The coming together created a truce and an alliance that saw them triumph in the election of 2013 and last year. But in his legacy term, the President was increasingly becoming frustrated by his inability to get things done because of constant political bickering in Kenya.
On March 9, he closed ranks with his perennial rival Raila Odinga in a handshake that caused national tranquility. He can now focus on his Big Four agenda peacefully. In short, Raila is the man of the moment, not Ruto.
MOI AND POLITICS OF VISIBILITY
If you, like me, had a chance to see retired President Moi at the prime of his presidency, you will know he invested a lot in visibility. He was here and there and everywhere.

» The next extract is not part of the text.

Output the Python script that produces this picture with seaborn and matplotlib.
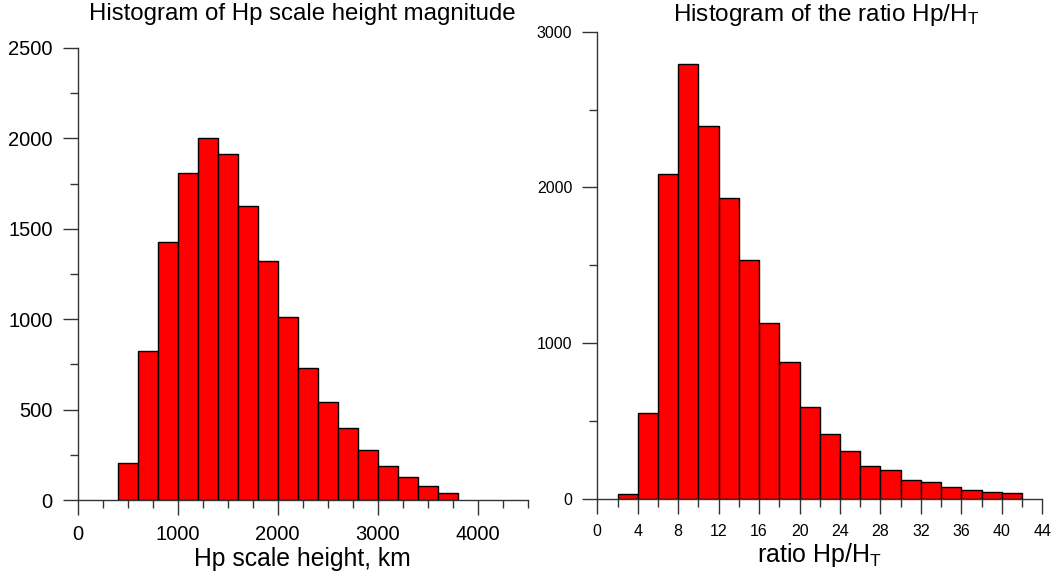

The 7pm news bulletin showed images of the President being practically all over and he also visited foreign nations quite often. When he came to your area, meticulous arrangement was made to host him and roads would be upgraded to motorable standards because he (unlike Ruto), preferred to travel by road.
He made unannounced stops in trading centres and other places and the people stopped their business to listen to him. His Press Service was on hand to beam him voice to the large crowds that gathered instantaneously.
His successor Mwai Kibaki however, invested very little on visibility. He hardly travelled. The Mau Summit – Kericho road greatly deteriorated in 2003 and angry residents of Kericho said it was important to elect a leader who travelled around because roads would get fixed ahead of his coming. Many of them had never seen Kibaki and they would not see him through much of his presidency. Eventually, the road was reworked but Moi’s style of going about had not left the minds of the people of Kericho.
Ruto’s choice of helicopters is also a part of the visibility strategy. Helicopters are crowd pullers and if he lands in a place, all business stops and he has a crowd he can sell his vision to. Helicopters also land in the most remote places in Kenya.
In politics, as in marketing, visibility is everything. In this day and age, you must reach out to the electorate where you connect with the needs of people and identify with their aspirations. DP Ruto knows very well Kenyans have a ‘microwave’ mentality, with the desire to have an instantaneous improvement of their lives. Being silent in the face of so many challenges faced by Kenyans is political suicide. For an MP, your opponents could capitalise on your invisibility and finish you.
You must ask questions in Parliament, participate in committees and in debates and let your voice be heard in the local media. You must also travel the length and breath of your constituency. The coming of social media has helped many politicians since they can remain visible with minimal costs. But visibility costs money and also time. One must invest quite a chunk of money outside the normal perks of office to attain visibility. For Ruto, the end.